Cherry Pie Bars
Cherry crumb bars are just like cherry pie, but much less time-consuming and easy to make for gatherings. You’ll love the tart yet sweet filling paired with a crisp golden crumb topping.
- 2 1/2 Cups All-Purpose Flour
- 3/4 Cup Granulated Sugar
- 1/2 tsp Salt
- 1 Cup Coconut Oil
- 1 1/2 Cups Cherry Preserves (13-ounce jar)
Preheat the oven to 300F and line a 9×13 pan with parchment paper.
In a large bowl, whisk the flour, sugar, and salt.
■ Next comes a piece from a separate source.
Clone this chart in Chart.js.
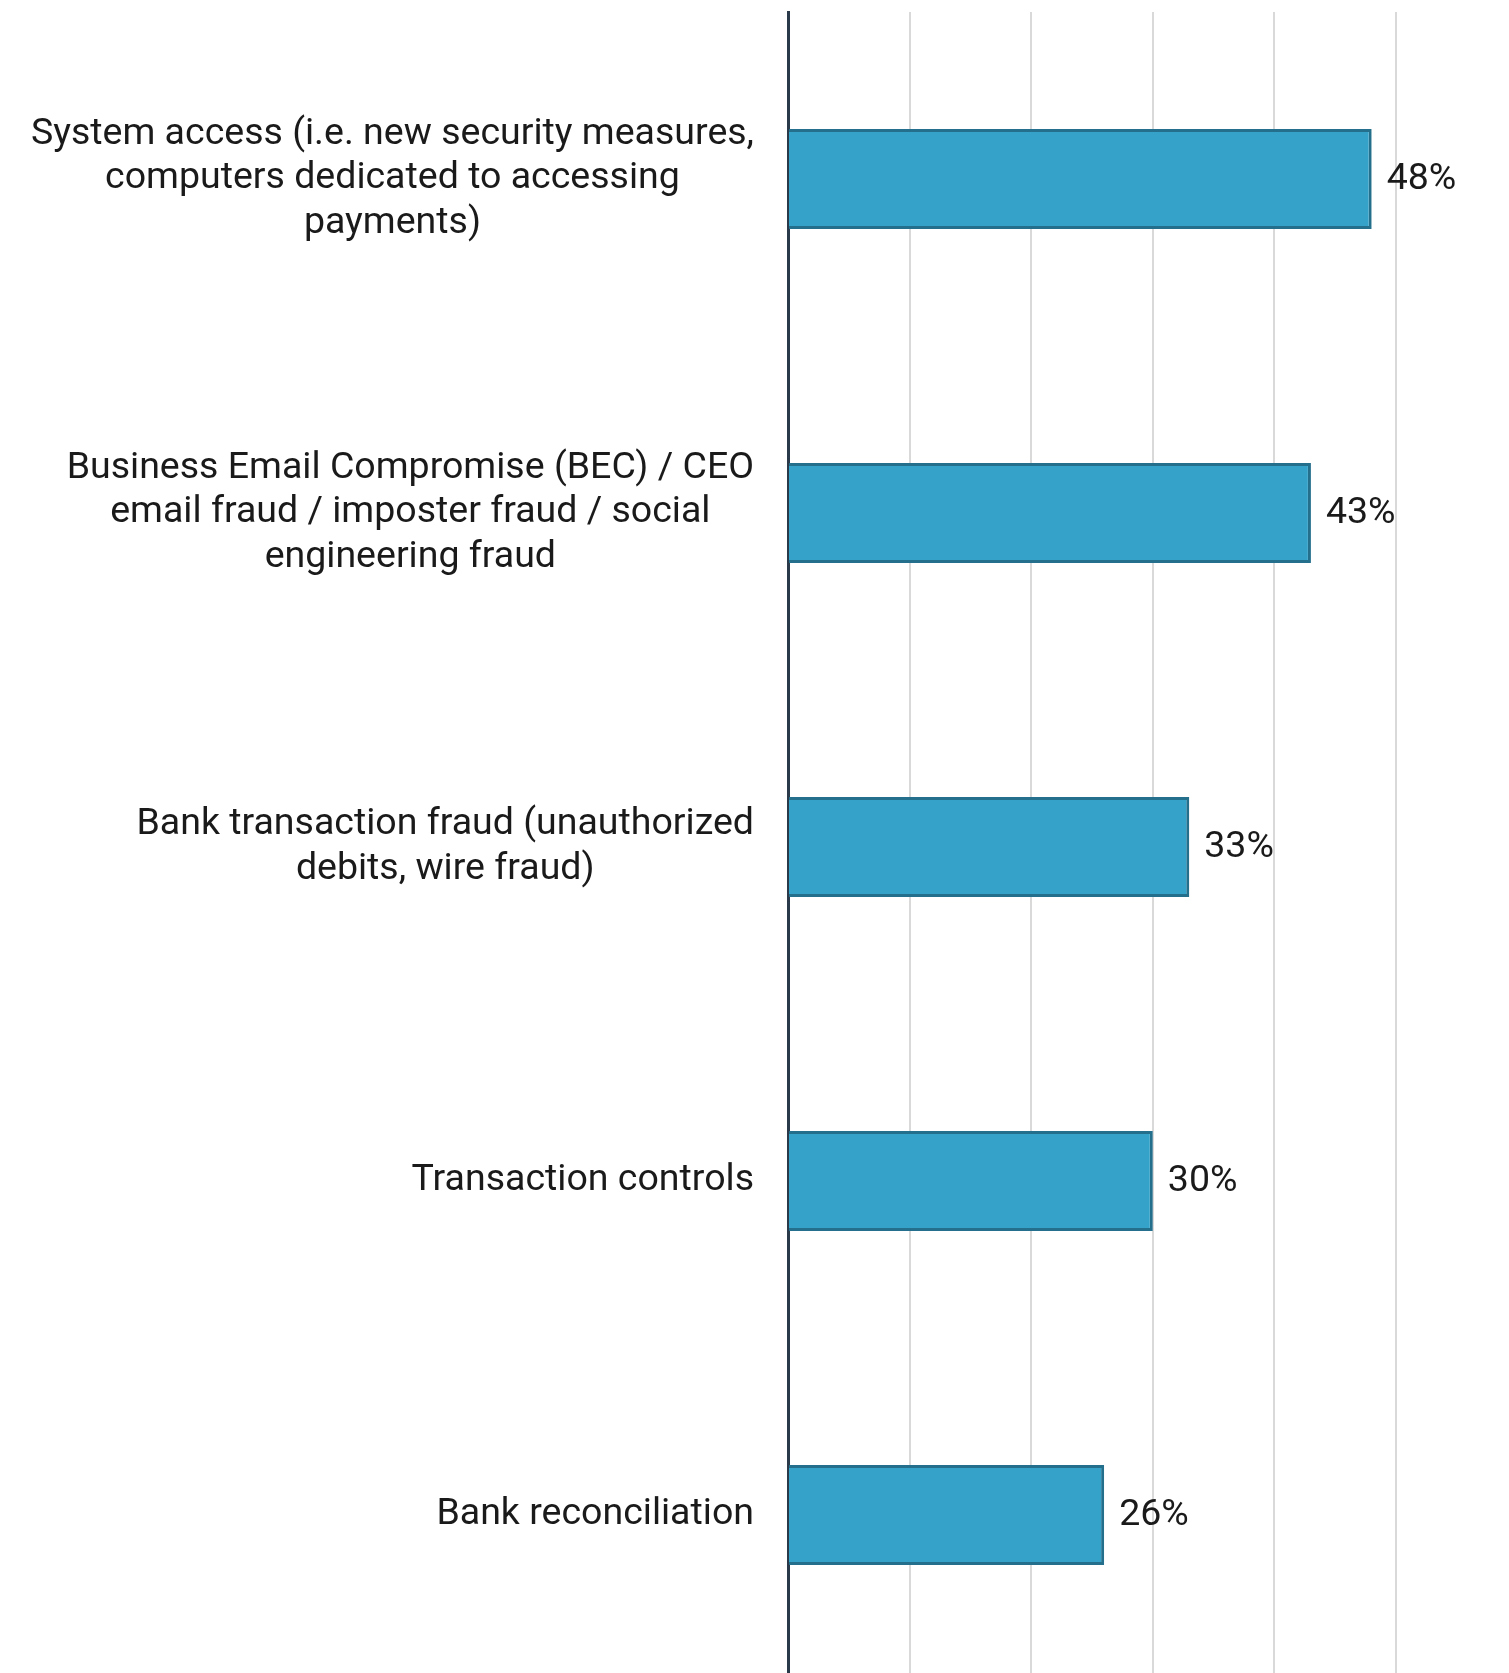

Add the coconut oil (or butter) and stir until combined and crumbly. Reserve 1 1/2 cups of the dough for the crumb topping.
Pour the mixture into the pan and firmly press it until even. Bake for 10 minutes.
When the crust has finished baking, remove from the oven. Adjust the oven to 350F and evenly spread the cherry preserves on top of the baked crust. Top the filling with the reserved crust and bake for 30-40 minutes or until the edges are slightly golden.
Allow the bars to cool for at least 15 minutes before serving warm OR chilling in the refrigerator for 2 hours. Once chilled, cut into bars and serve.
- Gluten-Free Option: To make gluten-free, use a 1:1 GF flour substitute.
- Pans: This recipe works in both a metal or glass pan, but I find the bars are softer when made in a glass pan.
- Storage Instructions: Keep in a container at room temperature for up to 4 days. To freeze, transfer the bars to a freezer-safe container and freeze for up to 1 month.